Acute Lymphoblastic Leukemia Detection Using Hypercomplex-Valued Convolutional Neural Networks
Guilherme Vieira, Marcos Eduardo Valle
TL;DR
This work tackles automated ALL detection from blood smear images by extending convolutional neural networks to HvCNNs defined over eight four‑dimensional associative hypercomplex algebras, including $A[-1,-1]$ (quaternions), $A[-1,+1]$ (coquaternions), and $B[-1,+1]$ (tessarines). It demonstrates that HSV-encoded inputs combined with non‑quaternion algebras yield the strongest performance, with HvCNNs achieving around $96$–$97\%$ median accuracy on ALL-IDB2 while using only about $3.6\times 10^{4}$ parameters, far fewer than a ResNet18 baseline.

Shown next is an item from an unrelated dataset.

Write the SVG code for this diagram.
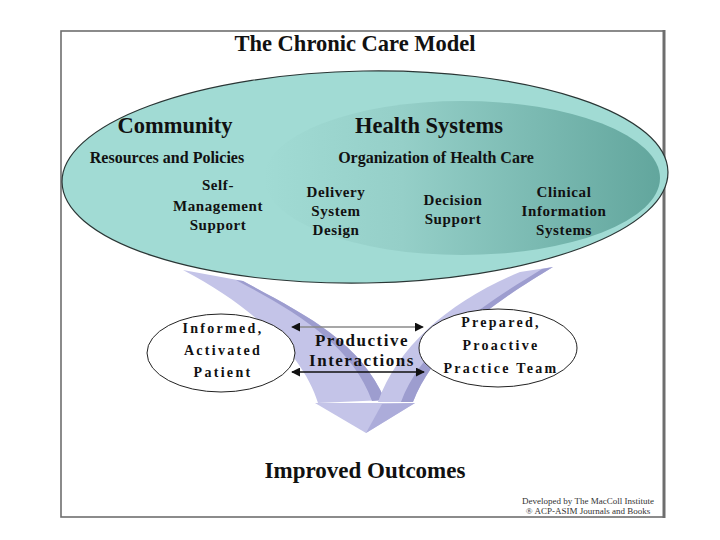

The authors also provide an emulation method to implement HvCNNs within standard real-valued DL libraries and show that coquaternions and tessarines can outperform quaternions on HSV data, contributing to efficient CAD for leukemia. Overall, the paper introduces a principled hypercomplex framework and empirically validates its effectiveness for color-sensitive medical image classification.
Abstract
This paper features convolutional neural networks defined on hypercomplex algebras applied to classify lymphocytes in blood smear digital microscopic images. Such classification is helpful for the diagnosis of acute lymphoblast leukemia (ALL), a type of blood cancer. We perform the classification task using eight hypercomplex-valued convolutional neural networks (HvCNNs) along with real-valued convolutional networks. Our results show that HvCNNs perform better than the real-valued model, showcasing higher accuracy with a much smaller number of parameters. Moreover, we found that HvCNNs based on Clifford algebras processing HSV-encoded images attained the highest observed accuracies. Precisely, our HvCNN yielded an average accuracy rate of 96.6% using the ALL-IDB2 dataset with a 50% train-test split, a value extremely close to the state-of-the-art models but using a much simpler architecture with significantly fewer parameters.